> [Task requirements]: Take the lines from the top down to and including the one with "Scatter, XAxis, YAxis" and repeat them exactly. Omit images.

> [Provided material]:
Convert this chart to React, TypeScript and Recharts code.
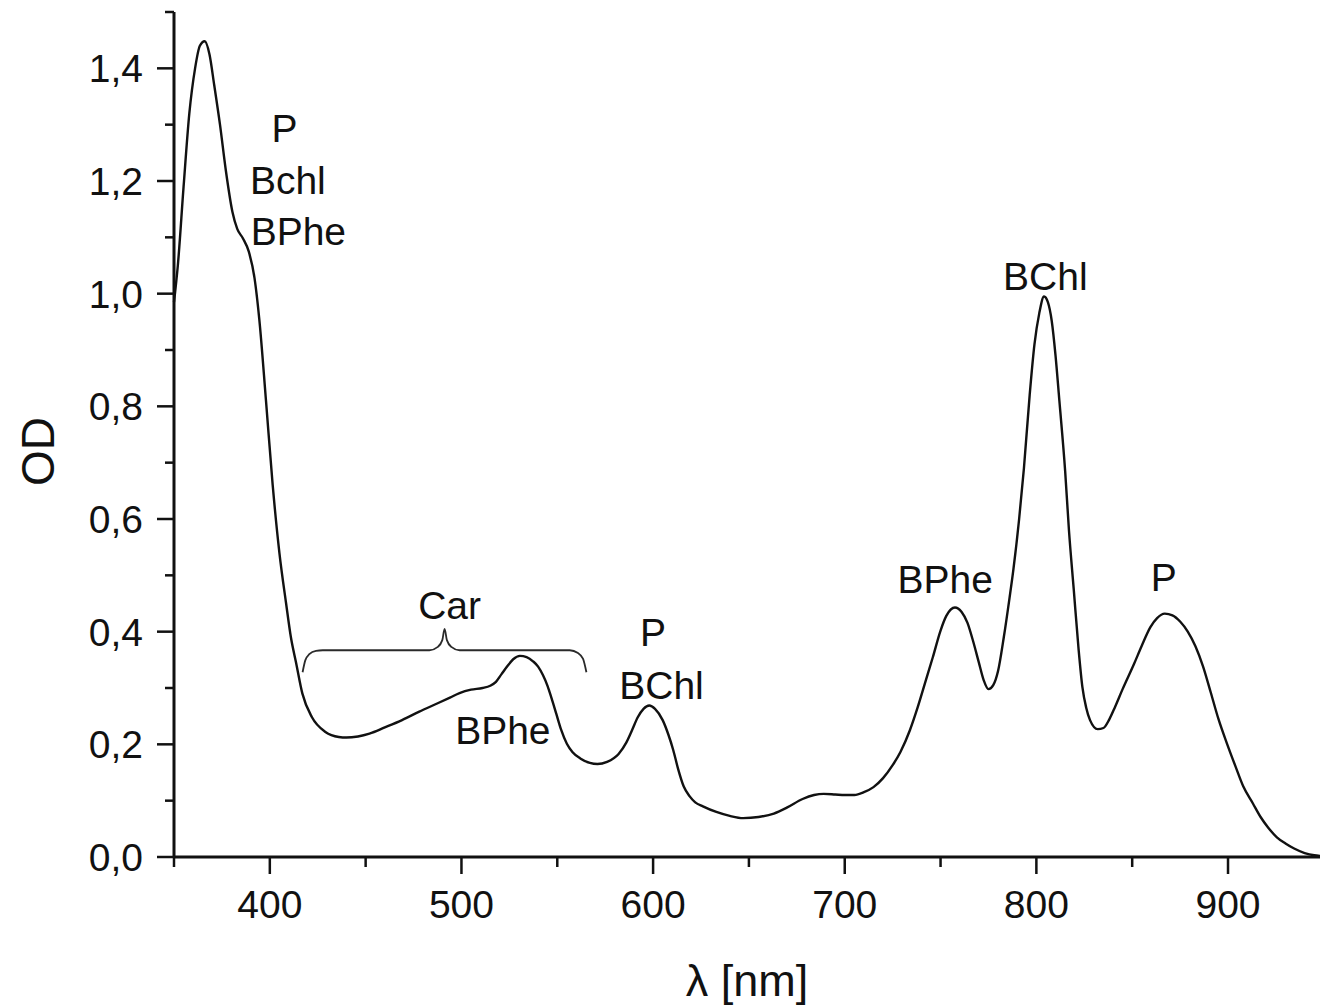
import { ComposedChart, Line, Scatter, XAxis, YAxis } from "recharts";

// absorption spectrum
const wavelength = [
  350, 352, 355, 358, 361, 363.5, 366, 368.5, 371, 374, 377, 380.5, 383, 386, 389, 392, 394.5, 398,
  401.5, 405, 408.5, 411, 413.7, 417, 422, 429, 436, 440, 446, 452, 460, 469, 478, 487, 494, 499,
  505, 511, 515, 518, 521, 524, 527, 530.5, 534, 537.5, 540, 542.5, 545, 547, 549.5, 552, 555, 558,
  562, 567, 571, 576, 582, 586, 589, 592, 595, 598, 601, 605, 608, 610.5, 613, 616, 619, 622, 626,
  633, 640, 647, 655, 663, 670, 678, 684, 689, 695, 700, 705, 710, 715, 720, 725, 729, 734, 738, 742,
  746, 750, 753, 757.5, 761, 764, 767, 770, 772.5, 775, 777.5, 780, 783, 786, 788, 791, 793.5, 796.5,
  799, 801.5, 804, 806, 808, 810, 812, 815, 817, 819.5, 822, 824, 826, 828, 832, 835, 838, 841, 845,
  851, 855, 859.5, 863, 867, 871, 875, 879, 883, 887, 891, 895, 899.6, 904, 908, 913, 917, 921,
  925.5, 930, 934.5, 940, 945, 948,
];
const od = [
  0.985, 1.05, 1.19, 1.32, 1.4, 1.44, 1.448, 1.425, 1.37, 1.3, 1.22, 1.145, 1.115, 1.098, 1.075,
  1.028, 0.955, 0.81, 0.66, 0.54, 0.45, 0.39, 0.345, 0.29, 0.248, 0.222, 0.213, 0.212, 0.214, 0.219,
  0.23, 0.243, 0.258, 0.272, 0.283, 0.291, 0.297, 0.3, 0.304, 0.311, 0.325, 0.339, 0.351, 0.357,
  0.355, 0.347, 0.338, 0.323, 0.303, 0.282, 0.254, 0.226, 0.201, 0.186, 0.175, 0.167, 0.165, 0.169,
  0.183, 0.203, 0.225, 0.248, 0.263, 0.269, 0.263, 0.243, 0.217, 0.19, 0.157, 0.125, 0.108, 0.097,
  0.09, 0.08, 0.073, 0.069, 0.071, 0.077, 0.088, 0.103, 0.11, 0.112, 0.111, 0.11, 0.11, 0.115, 0.124,
  0.14, 0.163, 0.186, 0.225, 0.265, 0.31, 0.355, 0.402, 0.428, 0.443, 0.435, 0.416, 0.383, 0.345,
  0.314, 0.298, 0.305, 0.33, 0.39, 0.46, 0.51, 0.6, 0.69, 0.82, 0.91, 0.965, 0.995, 0.985, 0.952, 0.89,
  0.81, 0.686, 0.58, 0.475, 0.37, 0.302, 0.265, 0.243, 0.227, 0.229, 0.244, 0.266, 0.298, 0.343,
  0.375, 0.408, 0.424, 0.432, 0.429, 0.418, 0.4, 0.374, 0.338, 0.292, 0.245, 0.2, 0.16, 0.125, 0.095,
  0.071, 0.052, 0.035, 0.024, 0.015, 0.007, 0.003, 0.002,
];

// curly brace over the carotenoid region
const braceNm = [
  417.1, 418.5, 420.6, 424.1, 427.6, 483.3, 487.7, 490, 491.2, 492.4, 494.7, 499, 556.5, 560.8,
  563.4, 565.2,
];
const braceOd = [
  0.328, 0.349, 0.36, 0.366, 0.367, 0.367, 0.373, 0.385, 0.405, 0.385, 0.373, 0.367, 0.367, 0.362,
  0.352, 0.328,
];

// band annotations
const labelText = ["P", "Bchl", "BPhe", "Car", "BPhe", "P", "BChl", "BPhe", "BChl", "P"];
const labelNm = [407.6, 409.4, 414.9, 493.8, 521.6, 600, 604.4, 752.4, 804.7, 866.5];
const labelOd = [1.295, 1.201, 1.112, 0.447, 0.225, 0.399, 0.305, 0.494, 1.032, 0.497];

const xTicks = [350, 400, 450, 500, 550, 600, 650, 700, 750, 800, 850, 900];
const yTicks = [0, 0.1, 0.2, 0.3, 0.4, 0.5, 0.6, 0.7, 0.8, 0.9, 1.0, 1.1, 1.2, 1.3, 1.4, 1.5];

const spectrum = wavelength.map((nm, i) => ({ nm, od: od[i] }));
const brace = braceNm.map((nm, i) => ({ nm, od: braceOd[i] }));
const labels = labelText.map((text, i) => ({ nm: labelNm[i], od: labelOd[i], text }));

const FONT = "'Liberation Sans', Arial, sans-serif";
const INK = "#111";
const TICK_SIZE = 17;
const X_MARGIN = 15;
const Y_MARGIN = 14;

function XTick(props: any) {
  const { x, y, payload } = props;
  const axisY = y - TICK_SIZE - X_MARGIN;
  const major = payload.value % 100 === 0;
  return (
    <g>
      <line x1={x} x2={x} y1={axisY} y2={axisY + (major ? TICK_SIZE : 10)} stroke={INK} strokeWidth={2.5} />
      {major && (
        <text x={x} y={y} dy="0.75em" textAnchor="middle" fontSize={39} fontFamily={FONT} fill={INK}>
          {payload.value}
        </text>
      )}
    </g>
  );
}

function YTick(props: any) {
  const { x, y, payload } = props;
  const axisX = x + TICK_SIZE + Y_MARGIN;
  const major = Math.round(payload.value * 10) % 2 === 0;
  return (
    <g>
      <line x1={axisX - (major ? TICK_SIZE : 9)} x2={axisX} y1={y} y2={y} stroke={INK} strokeWidth={2.5} />
      {major && (
        <text x={x} y={y} dy="0.36em" textAnchor="end" fontSize={39} fontFamily={FONT} fill={INK}>
          {payload.value.toFixed(1).replace(".", ",")}
        </text>
      )}
    </g>
  );
}

function BandLabel(props: any) {
  const text = props.payload?.text ?? props.text;
  return (
    <text
      x={props.cx}
      y={props.cy}
      dy="0.36em"
      textAnchor="middle"
      fontSize={39}
      fontFamily={FONT}
      fill={INK}
    >
      {text}
    </text>
  );
}

function XTitle(props: any) {
  const { viewBox } = props;
  return (
    <text
      x={viewBox.x + viewBox.width / 2}
      y={viewBox.y + 123}
      dy="0.36em"
      textAnchor="middle"
      fontSize={45}
      fontFamily={FONT}
      fill={INK}
    >
      λ [nm]
    </text>
  );
}

function YTitle(props: any) {
  const { viewBox } = props;
  const cx = viewBox.x + 37;
  const cy = viewBox.y + viewBox.height / 2 + 17;
  return (
    <text
      x={cx}
      y={cy}
      dy="0.36em"
      textAnchor="middle"
      fontSize={46}
      fontFamily={FONT}
      fill={INK}
      transform={`rotate(-90 ${cx} ${cy})`}
    >
      OD
    </text>
  );
}

export default function App() {
  return (
    <div style={{ position: "absolute", left: 0, top: 0, background: "#fff" }}>
      <ComposedChart width={1320} height={1005} margin={{ top: 12, right: 0, bottom: 0, left: 0 }}>
        <XAxis
          type="number"
          dataKey="nm"
          domain={[350, 948]}
          ticks={xTicks}
          interval={0}
          height={148}
          tickSize={TICK_SIZE}
          tickMargin={X_MARGIN}
          tickLine={false}
          axisLine={{ stroke: INK, strokeWidth: 3 }}
          tick={<XTick />}
          label={{ content: <XTitle /> }}
        />
        <YAxis
          type="number"
          domain={[0, 1.5]}
          ticks={yTicks}
          interval={0}
          width={174}
          tickSize={TICK_SIZE}
          tickMargin={Y_MARGIN}
          tickLine={false}
          axisLine={{ stroke: INK, strokeWidth: 3 }}
          tick={<YTick />}
          label={{ content: <YTitle /> }}
        />
        <Line
          data={brace}
          dataKey="od"
          type="monotone"
          stroke="#2a2a2a"
          strokeWidth={1.8}
          dot={false}
          activeDot={false}
          isAnimationActive={false}
        />
        <Line
          data={spectrum}
          dataKey="od"
          type="monotone"
          stroke={INK}
          strokeWidth={2.4}
          dot={false}
          activeDot={false}
          isAnimationActive={false}
        />
        <Scatter data={labels} dataKey="od" shape={<BandLabel />} isAnimationActive={false} />
      </ComposedChart>
    </div>
  );
}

> [Task response]:
Convert this chart to React, TypeScript and Recharts code.
import { ComposedChart, Line, Scatter, XAxis, YAxis } from "recharts";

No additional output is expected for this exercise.